→ What is needed: Leave out the pictures, and retype only the lines from the beginning of the material through the line that contains "from matplotlib.ticker import", including both.

→ Information provided:
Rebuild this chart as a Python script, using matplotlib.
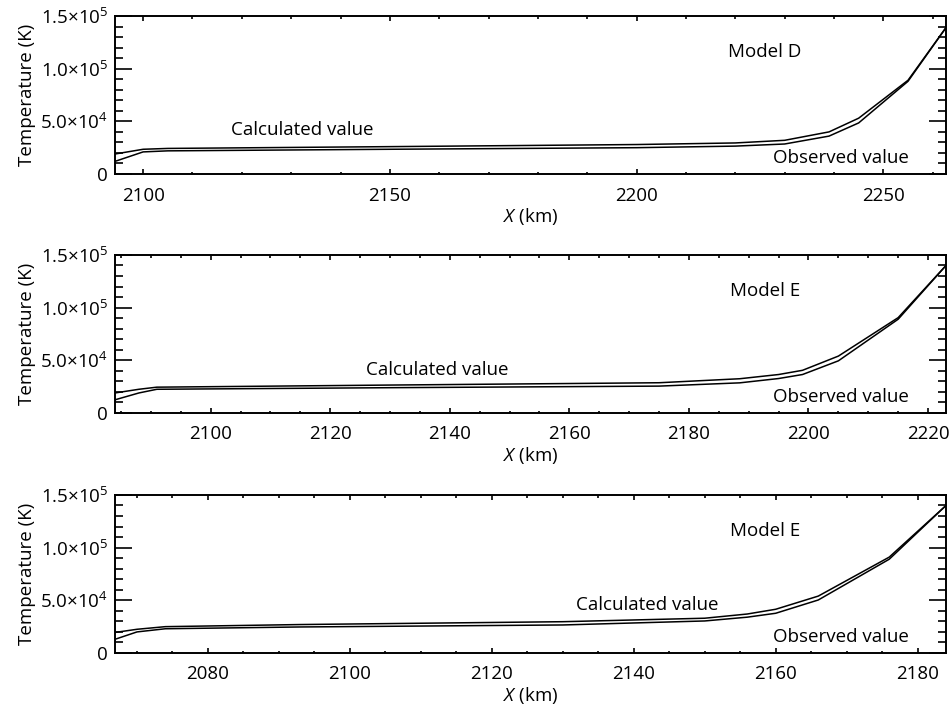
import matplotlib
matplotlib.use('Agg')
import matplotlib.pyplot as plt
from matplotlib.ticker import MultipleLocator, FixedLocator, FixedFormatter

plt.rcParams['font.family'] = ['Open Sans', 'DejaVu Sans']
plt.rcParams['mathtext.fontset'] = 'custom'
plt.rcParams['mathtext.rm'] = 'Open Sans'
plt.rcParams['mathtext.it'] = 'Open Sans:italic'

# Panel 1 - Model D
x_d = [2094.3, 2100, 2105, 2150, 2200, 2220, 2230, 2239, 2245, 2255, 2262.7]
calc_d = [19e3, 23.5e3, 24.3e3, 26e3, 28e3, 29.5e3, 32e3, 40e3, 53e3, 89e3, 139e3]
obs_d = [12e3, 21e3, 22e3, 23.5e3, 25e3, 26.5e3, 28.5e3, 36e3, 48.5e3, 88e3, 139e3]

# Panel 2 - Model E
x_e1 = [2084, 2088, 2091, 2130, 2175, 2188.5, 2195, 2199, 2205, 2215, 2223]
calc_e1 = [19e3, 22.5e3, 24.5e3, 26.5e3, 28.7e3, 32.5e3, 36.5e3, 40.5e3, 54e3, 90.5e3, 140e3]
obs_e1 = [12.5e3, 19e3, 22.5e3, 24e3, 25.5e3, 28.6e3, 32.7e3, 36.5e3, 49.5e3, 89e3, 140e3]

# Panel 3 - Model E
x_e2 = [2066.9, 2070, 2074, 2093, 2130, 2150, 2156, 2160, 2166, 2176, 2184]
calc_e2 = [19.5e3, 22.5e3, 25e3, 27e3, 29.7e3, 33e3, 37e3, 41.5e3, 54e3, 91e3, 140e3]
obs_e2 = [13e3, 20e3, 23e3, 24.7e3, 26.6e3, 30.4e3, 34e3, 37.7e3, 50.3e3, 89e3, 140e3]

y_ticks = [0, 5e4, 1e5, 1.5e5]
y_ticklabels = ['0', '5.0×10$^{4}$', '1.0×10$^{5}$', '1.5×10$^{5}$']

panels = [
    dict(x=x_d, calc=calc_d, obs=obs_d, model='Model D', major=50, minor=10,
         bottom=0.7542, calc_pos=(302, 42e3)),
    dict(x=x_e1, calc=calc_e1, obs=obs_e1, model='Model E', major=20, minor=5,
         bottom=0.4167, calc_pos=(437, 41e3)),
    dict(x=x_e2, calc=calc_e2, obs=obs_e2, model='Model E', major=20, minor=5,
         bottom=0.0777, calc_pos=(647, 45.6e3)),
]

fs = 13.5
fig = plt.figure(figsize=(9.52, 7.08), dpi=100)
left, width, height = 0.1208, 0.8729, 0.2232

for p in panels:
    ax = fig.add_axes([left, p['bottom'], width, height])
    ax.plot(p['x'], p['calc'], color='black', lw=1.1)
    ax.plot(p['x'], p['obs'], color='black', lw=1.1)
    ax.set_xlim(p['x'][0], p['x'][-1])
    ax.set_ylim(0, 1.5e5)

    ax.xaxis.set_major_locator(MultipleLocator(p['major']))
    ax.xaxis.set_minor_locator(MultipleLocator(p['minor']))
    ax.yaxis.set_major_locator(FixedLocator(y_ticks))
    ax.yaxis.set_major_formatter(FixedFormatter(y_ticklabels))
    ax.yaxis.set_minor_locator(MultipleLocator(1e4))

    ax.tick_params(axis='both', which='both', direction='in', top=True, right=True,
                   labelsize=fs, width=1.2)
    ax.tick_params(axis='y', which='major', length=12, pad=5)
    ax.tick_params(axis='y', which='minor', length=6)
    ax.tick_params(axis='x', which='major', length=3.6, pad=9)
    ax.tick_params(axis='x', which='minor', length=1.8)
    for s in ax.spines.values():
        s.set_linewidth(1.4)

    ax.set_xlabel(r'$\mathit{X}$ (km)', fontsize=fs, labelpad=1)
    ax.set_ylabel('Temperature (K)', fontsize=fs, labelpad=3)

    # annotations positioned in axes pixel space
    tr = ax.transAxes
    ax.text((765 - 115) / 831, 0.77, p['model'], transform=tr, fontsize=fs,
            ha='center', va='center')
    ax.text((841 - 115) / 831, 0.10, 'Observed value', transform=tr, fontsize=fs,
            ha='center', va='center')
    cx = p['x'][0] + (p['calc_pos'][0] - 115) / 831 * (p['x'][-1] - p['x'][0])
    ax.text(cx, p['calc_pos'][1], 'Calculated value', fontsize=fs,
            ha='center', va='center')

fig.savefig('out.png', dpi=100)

→ Worked solution:
Rebuild this chart as a Python script, using matplotlib.
import matplotlib
matplotlib.use('Agg')
import matplotlib.pyplot as plt
from matplotlib.ticker import MultipleLocator, FixedLocator, FixedFormatter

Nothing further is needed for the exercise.